#### Data provided:
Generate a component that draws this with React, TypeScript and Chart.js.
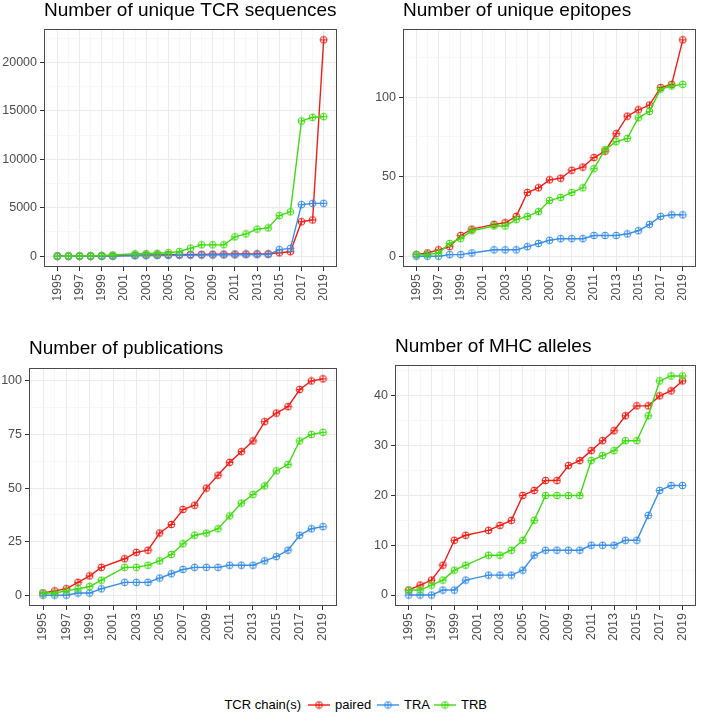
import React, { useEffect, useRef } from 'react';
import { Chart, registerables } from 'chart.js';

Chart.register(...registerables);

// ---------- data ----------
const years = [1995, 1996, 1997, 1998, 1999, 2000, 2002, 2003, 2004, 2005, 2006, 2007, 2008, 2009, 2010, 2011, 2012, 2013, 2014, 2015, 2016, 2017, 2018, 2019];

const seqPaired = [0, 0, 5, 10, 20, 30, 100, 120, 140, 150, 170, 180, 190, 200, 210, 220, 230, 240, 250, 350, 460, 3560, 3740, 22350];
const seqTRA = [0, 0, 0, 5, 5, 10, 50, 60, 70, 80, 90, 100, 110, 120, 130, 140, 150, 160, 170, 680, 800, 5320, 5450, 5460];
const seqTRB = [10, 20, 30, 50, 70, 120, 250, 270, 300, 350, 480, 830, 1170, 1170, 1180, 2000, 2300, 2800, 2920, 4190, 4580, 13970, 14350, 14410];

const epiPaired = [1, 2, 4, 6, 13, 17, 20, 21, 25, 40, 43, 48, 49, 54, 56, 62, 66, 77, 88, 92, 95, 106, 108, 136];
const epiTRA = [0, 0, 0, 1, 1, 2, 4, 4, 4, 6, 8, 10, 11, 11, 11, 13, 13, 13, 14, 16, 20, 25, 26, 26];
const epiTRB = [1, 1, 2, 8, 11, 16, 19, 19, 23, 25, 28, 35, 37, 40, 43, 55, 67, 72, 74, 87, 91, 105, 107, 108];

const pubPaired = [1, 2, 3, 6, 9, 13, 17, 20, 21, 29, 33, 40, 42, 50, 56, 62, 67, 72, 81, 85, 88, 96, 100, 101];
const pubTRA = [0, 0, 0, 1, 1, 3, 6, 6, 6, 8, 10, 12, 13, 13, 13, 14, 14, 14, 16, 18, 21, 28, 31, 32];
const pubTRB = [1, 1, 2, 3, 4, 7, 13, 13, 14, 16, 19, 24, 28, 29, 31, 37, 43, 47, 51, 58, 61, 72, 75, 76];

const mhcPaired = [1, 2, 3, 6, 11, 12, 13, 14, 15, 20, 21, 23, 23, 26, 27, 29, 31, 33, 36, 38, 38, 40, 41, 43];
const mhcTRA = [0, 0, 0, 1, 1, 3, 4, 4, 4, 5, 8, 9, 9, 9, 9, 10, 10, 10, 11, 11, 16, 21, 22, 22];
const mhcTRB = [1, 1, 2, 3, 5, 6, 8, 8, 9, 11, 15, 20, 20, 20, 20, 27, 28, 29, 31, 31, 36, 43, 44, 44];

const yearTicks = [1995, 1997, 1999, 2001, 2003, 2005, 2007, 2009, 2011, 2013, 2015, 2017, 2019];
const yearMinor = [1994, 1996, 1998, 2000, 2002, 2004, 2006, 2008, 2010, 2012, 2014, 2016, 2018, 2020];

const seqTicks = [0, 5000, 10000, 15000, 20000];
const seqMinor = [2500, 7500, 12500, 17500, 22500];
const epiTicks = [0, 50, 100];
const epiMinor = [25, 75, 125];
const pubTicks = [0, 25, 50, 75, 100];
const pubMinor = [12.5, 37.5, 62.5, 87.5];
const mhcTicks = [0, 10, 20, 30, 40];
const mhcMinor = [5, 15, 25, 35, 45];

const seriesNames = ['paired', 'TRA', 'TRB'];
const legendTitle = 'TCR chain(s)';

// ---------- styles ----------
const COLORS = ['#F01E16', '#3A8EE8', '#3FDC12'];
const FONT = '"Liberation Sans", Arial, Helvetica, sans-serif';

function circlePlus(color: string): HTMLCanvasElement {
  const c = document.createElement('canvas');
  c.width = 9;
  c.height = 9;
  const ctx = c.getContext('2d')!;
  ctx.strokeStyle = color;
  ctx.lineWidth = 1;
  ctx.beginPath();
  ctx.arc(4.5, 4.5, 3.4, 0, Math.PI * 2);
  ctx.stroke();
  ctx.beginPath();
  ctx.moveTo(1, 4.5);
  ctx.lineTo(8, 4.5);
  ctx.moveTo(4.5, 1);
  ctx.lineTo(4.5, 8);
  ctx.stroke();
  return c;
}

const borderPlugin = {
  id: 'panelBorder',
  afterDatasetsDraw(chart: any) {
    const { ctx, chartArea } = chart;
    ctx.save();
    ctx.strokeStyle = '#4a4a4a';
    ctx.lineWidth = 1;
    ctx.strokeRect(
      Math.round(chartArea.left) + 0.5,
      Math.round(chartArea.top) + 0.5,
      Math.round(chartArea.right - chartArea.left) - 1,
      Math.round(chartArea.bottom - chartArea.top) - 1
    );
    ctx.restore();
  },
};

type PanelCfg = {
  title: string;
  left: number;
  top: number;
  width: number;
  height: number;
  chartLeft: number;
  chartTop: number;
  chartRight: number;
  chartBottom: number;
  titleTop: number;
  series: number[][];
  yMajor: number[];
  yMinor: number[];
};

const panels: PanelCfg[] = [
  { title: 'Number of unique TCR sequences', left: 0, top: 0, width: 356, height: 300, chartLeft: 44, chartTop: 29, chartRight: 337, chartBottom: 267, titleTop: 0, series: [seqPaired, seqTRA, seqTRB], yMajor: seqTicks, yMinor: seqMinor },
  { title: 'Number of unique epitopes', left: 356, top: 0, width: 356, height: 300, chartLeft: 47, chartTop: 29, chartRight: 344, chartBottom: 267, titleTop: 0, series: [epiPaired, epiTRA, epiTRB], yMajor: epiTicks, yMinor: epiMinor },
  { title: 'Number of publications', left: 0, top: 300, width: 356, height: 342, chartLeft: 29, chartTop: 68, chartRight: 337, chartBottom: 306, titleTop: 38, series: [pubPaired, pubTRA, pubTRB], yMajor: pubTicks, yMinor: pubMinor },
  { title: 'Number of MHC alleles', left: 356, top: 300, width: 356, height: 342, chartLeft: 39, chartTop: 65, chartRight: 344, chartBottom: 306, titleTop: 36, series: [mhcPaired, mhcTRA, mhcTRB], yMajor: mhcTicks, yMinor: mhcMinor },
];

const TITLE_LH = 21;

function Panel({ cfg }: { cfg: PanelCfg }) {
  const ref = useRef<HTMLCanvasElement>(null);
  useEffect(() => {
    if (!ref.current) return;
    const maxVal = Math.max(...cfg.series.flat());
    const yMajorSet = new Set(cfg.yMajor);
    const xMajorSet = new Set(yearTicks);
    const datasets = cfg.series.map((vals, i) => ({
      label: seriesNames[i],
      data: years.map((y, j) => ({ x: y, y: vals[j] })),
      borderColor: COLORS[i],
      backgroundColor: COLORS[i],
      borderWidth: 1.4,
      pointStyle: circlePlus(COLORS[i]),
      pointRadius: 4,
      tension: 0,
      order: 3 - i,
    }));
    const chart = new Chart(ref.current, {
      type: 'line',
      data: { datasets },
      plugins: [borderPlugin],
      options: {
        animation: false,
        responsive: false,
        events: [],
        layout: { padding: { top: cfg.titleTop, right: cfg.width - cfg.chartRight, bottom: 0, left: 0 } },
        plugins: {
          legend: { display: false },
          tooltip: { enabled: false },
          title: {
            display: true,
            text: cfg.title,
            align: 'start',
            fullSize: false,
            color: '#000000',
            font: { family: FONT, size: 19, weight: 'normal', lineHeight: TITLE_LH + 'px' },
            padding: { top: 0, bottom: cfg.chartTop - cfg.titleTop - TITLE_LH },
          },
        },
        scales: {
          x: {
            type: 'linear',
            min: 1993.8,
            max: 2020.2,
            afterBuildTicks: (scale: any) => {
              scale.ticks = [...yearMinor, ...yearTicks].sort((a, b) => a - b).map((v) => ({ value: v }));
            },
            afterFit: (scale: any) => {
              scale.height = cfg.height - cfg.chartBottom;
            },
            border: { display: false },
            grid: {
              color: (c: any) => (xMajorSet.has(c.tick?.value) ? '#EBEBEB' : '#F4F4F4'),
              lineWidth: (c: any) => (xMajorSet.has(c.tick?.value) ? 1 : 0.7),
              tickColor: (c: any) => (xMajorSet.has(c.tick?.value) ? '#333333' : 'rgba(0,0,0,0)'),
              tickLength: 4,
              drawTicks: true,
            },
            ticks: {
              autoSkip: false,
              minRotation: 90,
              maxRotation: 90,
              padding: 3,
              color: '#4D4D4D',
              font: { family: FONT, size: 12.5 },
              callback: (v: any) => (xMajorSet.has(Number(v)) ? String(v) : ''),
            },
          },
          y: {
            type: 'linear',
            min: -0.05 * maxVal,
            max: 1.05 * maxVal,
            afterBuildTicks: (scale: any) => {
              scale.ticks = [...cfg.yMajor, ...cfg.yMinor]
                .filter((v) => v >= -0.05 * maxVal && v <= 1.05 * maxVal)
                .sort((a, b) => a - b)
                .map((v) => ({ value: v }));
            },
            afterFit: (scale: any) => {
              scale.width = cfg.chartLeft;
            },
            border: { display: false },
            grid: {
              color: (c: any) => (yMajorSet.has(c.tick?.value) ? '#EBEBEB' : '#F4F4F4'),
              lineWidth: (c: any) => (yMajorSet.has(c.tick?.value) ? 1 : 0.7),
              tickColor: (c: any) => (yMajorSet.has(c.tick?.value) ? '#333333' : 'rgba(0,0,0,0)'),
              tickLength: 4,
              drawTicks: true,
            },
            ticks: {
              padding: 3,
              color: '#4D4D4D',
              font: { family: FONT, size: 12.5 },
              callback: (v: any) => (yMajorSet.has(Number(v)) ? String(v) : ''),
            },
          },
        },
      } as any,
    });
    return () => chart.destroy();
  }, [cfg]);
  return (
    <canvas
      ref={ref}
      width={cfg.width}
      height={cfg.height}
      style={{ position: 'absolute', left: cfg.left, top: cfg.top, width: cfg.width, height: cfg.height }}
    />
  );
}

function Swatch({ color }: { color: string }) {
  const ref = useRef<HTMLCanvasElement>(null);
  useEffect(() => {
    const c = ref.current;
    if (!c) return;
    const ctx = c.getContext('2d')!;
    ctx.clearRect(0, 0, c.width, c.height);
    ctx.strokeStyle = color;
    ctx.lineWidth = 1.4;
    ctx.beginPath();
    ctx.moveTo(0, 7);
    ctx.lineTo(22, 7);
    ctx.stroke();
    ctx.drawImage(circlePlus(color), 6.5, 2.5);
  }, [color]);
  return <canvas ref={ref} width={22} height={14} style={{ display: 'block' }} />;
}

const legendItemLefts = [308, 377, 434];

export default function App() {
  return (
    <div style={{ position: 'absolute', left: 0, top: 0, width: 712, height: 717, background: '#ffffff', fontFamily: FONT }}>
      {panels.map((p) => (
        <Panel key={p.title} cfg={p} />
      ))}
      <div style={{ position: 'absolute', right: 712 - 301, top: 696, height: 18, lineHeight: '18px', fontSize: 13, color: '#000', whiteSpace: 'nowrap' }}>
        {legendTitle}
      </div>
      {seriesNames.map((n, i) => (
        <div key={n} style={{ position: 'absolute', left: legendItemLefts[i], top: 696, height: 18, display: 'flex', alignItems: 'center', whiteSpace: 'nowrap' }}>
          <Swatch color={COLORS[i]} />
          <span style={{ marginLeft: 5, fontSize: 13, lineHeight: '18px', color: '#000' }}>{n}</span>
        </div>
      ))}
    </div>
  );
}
---
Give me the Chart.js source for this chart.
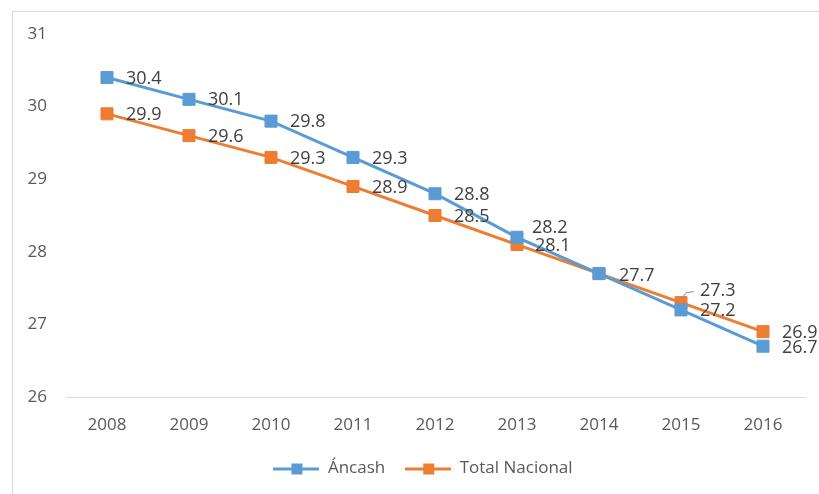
...
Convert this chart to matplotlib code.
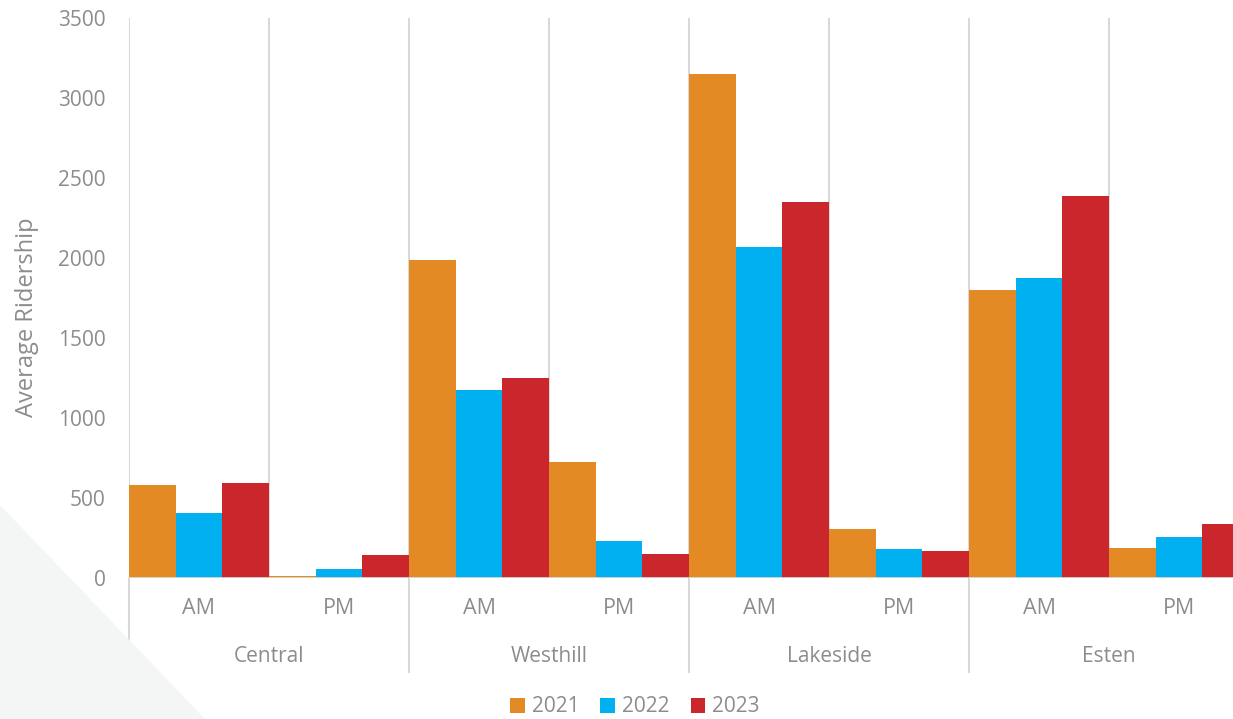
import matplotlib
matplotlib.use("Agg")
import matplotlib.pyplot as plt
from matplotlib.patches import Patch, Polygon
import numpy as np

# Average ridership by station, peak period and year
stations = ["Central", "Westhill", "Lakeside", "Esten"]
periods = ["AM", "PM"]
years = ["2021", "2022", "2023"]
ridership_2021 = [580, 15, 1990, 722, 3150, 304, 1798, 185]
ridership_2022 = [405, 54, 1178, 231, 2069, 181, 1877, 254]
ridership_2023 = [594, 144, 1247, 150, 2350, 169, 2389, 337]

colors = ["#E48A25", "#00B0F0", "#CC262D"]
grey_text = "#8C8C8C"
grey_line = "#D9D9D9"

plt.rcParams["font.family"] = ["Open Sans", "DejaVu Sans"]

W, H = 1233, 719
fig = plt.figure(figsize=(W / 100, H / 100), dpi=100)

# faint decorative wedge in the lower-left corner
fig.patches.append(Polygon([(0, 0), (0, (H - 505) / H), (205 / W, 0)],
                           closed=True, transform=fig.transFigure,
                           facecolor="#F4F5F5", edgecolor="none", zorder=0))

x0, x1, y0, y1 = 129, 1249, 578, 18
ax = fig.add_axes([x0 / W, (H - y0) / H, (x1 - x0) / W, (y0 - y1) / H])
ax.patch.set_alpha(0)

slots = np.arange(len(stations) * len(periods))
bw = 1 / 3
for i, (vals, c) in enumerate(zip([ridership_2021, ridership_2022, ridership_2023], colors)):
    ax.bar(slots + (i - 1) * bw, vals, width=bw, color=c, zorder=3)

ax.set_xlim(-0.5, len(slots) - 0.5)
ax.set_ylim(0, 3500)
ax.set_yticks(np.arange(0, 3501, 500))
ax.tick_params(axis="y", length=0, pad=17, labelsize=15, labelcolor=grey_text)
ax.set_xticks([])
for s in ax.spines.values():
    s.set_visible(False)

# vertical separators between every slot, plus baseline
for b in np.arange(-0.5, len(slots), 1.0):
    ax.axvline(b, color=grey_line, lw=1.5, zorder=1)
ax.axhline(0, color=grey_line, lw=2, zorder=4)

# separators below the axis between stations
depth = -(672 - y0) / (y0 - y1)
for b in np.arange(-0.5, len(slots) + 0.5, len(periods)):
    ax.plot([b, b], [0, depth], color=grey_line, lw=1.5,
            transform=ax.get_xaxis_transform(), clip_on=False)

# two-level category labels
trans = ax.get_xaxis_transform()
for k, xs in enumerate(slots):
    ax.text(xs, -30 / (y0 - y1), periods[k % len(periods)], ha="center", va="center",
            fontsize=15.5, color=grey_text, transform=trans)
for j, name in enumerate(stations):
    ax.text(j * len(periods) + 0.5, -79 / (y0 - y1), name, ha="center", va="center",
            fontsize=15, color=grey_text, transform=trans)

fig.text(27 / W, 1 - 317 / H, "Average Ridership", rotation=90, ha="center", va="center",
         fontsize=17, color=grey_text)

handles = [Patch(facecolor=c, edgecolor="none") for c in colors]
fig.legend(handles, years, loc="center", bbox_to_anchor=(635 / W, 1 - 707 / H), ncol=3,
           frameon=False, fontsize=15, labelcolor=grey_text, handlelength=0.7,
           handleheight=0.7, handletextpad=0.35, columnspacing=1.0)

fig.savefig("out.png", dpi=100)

#### Exercise aim:
Pictures stay out: repeat exactly only the lines from the one with "Generate a component" through the one with "13970, 14350, 14410];".

#### Task solution:
Generate a component that draws this with React, TypeScript and Chart.js.
import React, { useEffect, useRef } from 'react';
import { Chart, registerables } from 'chart.js';

Chart.register(...registerables);

// ---------- data ----------
const years = [1995, 1996, 1997, 1998, 1999, 2000, 2002, 2003, 2004, 2005, 2006, 2007, 2008, 2009, 2010, 2011, 2012, 2013, 2014, 2015, 2016, 2017, 2018, 2019];

const seqPaired = [0, 0, 5, 10, 20, 30, 100, 120, 140, 150, 170, 180, 190, 200, 210, 220, 230, 240, 250, 350, 460, 3560, 3740, 22350];
const seqTRA = [0, 0, 0, 5, 5, 10, 50, 60, 70, 80, 90, 100, 110, 120, 130, 140, 150, 160, 170, 680, 800, 5320, 5450, 5460];
const seqTRB = [10, 20, 30, 50, 70, 120, 250, 270, 300, 350, 480, 830, 1170, 1170, 1180, 2000, 2300, 2800, 2920, 4190, 4580, 13970, 14350, 14410];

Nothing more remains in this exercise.